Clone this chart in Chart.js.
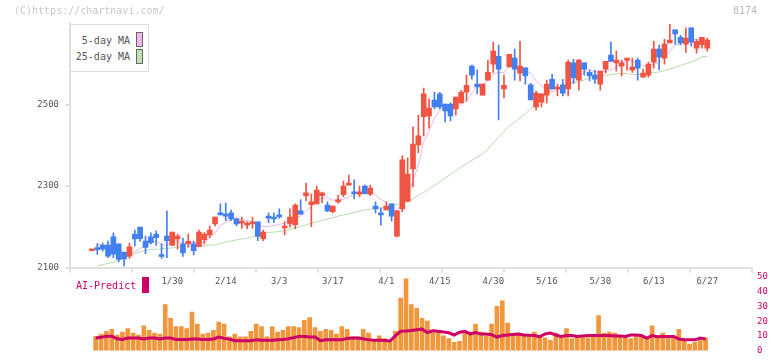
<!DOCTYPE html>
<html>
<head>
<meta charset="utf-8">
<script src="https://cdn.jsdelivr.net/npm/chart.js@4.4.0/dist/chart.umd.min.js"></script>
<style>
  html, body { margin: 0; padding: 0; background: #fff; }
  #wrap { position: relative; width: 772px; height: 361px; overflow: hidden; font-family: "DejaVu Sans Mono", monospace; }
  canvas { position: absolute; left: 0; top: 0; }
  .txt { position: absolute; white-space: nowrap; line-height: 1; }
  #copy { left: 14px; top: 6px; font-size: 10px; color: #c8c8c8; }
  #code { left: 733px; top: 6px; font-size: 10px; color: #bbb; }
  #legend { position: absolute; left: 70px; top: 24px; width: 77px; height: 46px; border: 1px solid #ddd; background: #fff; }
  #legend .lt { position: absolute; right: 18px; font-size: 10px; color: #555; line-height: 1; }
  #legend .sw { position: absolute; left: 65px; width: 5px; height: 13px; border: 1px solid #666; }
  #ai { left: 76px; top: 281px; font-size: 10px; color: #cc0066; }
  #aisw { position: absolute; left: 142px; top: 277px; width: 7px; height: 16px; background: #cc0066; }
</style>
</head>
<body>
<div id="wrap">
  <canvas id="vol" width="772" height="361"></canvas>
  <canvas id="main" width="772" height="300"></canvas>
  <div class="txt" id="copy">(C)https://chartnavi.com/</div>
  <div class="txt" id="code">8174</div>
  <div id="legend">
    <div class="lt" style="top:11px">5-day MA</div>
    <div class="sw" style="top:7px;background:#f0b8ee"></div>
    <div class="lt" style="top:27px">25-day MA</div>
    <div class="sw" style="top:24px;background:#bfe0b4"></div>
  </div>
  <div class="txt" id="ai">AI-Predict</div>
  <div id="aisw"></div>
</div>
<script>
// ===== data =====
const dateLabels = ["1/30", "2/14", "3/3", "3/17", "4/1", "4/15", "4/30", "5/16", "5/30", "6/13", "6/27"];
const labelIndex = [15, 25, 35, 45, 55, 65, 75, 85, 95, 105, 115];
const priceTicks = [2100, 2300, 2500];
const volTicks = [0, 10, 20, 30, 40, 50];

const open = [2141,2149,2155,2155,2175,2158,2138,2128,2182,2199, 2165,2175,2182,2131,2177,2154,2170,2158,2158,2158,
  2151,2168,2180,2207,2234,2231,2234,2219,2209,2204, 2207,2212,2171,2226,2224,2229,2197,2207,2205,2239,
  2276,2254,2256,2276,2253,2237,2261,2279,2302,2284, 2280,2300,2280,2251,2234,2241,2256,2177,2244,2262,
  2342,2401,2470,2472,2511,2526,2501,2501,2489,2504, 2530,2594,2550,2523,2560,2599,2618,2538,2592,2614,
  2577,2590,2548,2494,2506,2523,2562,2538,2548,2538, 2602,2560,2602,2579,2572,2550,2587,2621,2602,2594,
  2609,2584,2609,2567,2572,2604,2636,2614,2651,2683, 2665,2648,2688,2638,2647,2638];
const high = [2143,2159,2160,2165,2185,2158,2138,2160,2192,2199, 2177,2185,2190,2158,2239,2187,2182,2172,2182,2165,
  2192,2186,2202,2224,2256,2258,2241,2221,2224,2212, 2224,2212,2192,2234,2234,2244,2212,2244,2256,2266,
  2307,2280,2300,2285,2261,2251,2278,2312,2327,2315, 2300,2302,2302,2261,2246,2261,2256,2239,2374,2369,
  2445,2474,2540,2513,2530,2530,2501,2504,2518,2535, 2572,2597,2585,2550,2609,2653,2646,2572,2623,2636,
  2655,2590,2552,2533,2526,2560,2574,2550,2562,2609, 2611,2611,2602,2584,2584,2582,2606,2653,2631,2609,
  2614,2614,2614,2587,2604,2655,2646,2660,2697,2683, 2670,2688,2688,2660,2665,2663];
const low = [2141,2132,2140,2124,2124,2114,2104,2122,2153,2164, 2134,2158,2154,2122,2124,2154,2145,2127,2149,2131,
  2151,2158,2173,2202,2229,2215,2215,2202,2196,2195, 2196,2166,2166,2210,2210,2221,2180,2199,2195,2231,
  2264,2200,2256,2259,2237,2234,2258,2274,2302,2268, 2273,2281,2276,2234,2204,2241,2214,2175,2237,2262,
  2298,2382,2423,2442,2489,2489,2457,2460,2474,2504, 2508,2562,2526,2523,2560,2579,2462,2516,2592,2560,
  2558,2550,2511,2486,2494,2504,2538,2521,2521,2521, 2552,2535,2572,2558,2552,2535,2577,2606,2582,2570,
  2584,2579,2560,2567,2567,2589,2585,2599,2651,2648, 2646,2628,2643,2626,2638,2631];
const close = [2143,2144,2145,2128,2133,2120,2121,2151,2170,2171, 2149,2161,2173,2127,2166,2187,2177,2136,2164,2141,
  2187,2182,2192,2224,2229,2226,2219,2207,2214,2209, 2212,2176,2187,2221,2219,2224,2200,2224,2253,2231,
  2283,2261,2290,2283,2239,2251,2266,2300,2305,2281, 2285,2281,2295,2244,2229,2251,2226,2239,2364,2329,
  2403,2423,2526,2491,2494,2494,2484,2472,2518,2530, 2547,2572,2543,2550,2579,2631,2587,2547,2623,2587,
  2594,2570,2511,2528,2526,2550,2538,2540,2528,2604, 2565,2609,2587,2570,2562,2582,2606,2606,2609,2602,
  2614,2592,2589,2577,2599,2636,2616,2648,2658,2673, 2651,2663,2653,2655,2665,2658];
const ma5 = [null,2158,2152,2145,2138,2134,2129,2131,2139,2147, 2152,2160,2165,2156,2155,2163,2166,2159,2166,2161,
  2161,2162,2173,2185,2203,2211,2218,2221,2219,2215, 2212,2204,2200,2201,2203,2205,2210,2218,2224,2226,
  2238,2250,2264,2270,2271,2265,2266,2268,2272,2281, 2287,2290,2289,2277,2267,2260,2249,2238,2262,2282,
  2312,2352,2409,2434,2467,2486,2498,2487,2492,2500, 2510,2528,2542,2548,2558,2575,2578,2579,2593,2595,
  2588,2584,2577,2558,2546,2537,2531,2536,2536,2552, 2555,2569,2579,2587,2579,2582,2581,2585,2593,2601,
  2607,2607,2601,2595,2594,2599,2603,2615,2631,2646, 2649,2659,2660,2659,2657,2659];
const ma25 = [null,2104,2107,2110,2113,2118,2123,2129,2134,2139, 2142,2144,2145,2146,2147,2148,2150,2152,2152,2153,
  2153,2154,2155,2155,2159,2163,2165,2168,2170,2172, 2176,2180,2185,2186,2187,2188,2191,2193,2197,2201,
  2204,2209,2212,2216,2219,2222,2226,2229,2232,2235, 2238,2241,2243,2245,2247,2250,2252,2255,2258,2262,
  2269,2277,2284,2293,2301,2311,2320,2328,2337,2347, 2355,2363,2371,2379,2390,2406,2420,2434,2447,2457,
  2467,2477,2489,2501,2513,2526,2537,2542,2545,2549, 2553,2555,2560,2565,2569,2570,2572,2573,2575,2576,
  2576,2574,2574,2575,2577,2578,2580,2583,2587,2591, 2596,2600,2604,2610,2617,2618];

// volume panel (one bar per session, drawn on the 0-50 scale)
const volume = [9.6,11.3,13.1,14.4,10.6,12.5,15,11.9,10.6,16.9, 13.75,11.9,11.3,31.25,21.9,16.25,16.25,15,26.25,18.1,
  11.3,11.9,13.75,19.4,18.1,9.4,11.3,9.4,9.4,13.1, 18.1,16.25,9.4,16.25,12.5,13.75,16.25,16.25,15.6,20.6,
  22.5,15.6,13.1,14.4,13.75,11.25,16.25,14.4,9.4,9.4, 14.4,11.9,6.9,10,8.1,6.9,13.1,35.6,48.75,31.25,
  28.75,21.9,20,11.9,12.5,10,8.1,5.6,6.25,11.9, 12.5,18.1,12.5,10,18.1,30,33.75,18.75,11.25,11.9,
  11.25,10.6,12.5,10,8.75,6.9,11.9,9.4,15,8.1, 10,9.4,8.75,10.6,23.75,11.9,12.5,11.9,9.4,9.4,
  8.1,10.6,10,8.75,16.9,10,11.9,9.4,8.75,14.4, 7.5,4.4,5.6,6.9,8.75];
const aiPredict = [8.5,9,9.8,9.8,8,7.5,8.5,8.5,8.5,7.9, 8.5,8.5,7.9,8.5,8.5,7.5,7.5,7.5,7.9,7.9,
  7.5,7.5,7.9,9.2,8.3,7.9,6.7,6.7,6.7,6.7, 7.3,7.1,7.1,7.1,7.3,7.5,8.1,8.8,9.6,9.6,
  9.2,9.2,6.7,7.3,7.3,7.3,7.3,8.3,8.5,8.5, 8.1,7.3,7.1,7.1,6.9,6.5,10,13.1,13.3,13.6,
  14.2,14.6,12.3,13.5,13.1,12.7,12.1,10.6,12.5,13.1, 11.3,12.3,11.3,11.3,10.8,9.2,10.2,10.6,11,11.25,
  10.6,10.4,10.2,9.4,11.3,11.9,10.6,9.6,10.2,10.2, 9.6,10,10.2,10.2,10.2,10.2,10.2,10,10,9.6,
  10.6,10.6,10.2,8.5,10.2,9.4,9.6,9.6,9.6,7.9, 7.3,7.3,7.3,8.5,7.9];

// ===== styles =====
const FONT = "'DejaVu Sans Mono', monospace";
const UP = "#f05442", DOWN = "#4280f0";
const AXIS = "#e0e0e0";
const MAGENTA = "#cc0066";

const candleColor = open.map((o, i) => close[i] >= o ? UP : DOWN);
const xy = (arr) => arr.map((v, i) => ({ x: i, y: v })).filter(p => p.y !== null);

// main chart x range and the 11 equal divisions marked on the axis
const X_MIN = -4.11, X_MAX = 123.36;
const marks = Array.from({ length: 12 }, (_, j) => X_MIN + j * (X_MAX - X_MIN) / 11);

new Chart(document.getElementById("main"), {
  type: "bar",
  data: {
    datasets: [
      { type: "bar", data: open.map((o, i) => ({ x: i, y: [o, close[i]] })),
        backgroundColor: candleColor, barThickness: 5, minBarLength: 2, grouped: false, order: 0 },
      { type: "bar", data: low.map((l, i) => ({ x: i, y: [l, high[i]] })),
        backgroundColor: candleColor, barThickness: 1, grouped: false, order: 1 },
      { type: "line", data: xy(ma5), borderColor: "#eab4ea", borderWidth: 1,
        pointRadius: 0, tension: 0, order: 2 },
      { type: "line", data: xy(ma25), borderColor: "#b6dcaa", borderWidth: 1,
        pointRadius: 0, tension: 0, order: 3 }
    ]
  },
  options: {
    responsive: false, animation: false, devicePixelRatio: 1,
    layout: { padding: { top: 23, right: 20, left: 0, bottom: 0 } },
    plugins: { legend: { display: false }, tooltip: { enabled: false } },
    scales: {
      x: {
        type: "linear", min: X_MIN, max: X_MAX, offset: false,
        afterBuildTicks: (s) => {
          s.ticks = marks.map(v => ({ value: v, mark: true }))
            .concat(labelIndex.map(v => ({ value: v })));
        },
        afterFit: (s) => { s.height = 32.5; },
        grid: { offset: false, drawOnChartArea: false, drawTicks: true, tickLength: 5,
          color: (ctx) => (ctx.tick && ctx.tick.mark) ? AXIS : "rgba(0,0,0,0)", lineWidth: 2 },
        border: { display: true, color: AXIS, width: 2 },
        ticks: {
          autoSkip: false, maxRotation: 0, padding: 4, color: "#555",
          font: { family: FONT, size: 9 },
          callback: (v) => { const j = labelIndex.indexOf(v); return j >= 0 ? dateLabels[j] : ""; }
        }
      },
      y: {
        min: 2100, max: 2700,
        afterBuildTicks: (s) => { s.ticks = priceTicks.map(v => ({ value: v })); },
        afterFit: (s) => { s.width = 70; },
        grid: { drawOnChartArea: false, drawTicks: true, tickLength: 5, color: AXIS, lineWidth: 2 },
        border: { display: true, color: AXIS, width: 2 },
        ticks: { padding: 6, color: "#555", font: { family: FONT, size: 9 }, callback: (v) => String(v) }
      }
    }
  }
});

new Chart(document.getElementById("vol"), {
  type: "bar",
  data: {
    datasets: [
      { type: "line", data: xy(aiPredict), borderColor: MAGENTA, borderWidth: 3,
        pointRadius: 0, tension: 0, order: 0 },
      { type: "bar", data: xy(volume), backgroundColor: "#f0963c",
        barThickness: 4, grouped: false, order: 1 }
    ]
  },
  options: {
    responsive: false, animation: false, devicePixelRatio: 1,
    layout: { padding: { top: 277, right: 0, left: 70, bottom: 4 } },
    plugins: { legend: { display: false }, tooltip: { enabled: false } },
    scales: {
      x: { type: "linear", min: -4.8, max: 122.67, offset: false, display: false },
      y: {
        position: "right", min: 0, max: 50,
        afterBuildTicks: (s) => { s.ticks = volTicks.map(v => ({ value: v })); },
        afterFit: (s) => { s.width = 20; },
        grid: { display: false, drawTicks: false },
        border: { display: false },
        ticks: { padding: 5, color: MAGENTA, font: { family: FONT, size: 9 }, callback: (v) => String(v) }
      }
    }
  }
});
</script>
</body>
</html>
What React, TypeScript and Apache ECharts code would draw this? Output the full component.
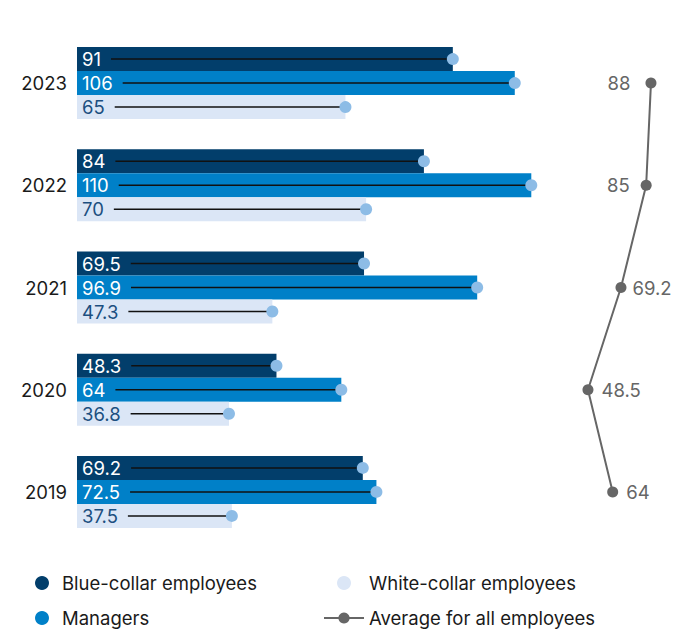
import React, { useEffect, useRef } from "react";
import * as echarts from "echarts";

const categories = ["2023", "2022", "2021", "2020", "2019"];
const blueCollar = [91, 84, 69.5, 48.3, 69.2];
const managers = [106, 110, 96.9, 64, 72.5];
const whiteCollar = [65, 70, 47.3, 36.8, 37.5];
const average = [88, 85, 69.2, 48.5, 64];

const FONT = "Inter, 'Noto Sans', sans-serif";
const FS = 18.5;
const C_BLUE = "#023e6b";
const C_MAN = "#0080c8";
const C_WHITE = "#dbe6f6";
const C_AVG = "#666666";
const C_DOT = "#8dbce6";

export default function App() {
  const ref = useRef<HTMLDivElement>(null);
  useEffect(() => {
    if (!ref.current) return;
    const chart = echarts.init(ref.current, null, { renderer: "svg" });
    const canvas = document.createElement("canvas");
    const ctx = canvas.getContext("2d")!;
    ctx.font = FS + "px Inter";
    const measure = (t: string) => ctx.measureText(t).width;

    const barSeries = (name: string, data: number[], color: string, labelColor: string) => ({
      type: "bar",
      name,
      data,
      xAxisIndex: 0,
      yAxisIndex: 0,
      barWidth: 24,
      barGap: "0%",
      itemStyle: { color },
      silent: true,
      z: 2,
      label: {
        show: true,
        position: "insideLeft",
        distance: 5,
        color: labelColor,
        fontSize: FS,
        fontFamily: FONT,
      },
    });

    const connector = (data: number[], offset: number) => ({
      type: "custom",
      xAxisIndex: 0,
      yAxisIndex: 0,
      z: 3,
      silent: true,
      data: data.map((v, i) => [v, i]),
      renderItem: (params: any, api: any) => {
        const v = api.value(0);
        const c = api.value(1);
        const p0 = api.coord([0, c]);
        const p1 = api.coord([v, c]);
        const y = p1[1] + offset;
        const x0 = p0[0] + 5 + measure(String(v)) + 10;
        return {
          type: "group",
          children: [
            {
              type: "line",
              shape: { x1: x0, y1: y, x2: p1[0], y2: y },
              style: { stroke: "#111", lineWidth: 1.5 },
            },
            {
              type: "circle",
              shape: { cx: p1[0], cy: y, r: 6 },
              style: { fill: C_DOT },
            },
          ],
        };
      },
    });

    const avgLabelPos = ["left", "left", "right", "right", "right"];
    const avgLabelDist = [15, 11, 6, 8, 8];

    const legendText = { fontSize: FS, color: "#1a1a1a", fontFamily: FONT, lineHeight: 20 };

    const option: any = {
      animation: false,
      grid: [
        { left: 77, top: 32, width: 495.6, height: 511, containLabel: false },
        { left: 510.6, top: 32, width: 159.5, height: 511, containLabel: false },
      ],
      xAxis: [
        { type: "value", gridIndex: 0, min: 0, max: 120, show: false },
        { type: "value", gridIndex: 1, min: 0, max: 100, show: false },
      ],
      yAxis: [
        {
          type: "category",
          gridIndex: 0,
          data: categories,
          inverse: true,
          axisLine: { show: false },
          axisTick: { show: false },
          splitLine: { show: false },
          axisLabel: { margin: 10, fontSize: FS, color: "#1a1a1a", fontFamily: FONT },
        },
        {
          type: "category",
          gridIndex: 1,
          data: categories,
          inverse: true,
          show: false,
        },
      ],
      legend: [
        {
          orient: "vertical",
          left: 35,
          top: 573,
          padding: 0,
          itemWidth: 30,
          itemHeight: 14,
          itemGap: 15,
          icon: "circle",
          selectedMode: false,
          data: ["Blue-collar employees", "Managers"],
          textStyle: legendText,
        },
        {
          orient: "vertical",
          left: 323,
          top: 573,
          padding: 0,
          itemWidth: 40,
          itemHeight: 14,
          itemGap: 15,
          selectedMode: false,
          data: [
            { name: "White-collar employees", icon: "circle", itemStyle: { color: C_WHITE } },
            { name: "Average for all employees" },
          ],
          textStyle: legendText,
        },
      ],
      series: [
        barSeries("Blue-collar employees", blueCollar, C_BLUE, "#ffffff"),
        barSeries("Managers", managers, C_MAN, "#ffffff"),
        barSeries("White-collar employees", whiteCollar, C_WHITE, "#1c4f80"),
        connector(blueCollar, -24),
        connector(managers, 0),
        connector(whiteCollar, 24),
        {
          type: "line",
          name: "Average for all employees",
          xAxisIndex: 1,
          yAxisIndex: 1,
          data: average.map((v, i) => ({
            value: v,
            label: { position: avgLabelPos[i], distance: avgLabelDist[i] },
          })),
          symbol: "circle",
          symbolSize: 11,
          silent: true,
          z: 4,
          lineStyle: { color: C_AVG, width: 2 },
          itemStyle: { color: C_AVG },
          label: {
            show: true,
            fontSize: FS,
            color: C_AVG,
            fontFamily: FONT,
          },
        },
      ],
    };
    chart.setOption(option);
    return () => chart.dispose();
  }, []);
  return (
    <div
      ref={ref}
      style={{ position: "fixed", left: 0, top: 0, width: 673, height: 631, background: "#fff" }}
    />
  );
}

━━━━━━━━━━━━━━━━

● Task instructions
Nothing but the lines above, starting at the line that contains "What React, TypeScript" and ending at the line that contains "const average = [88, 85, 69.2, 48.5, 64];", should be given again, exactly and without the pictures.

● The result
What React, TypeScript and Apache ECharts code would draw this? Output the full component.
import React, { useEffect, useRef } from "react";
import * as echarts from "echarts";

const categories = ["2023", "2022", "2021", "2020", "2019"];
const blueCollar = [91, 84, 69.5, 48.3, 69.2];
const managers = [106, 110, 96.9, 64, 72.5];
const whiteCollar = [65, 70, 47.3, 36.8, 37.5];
const average = [88, 85, 69.2, 48.5, 64];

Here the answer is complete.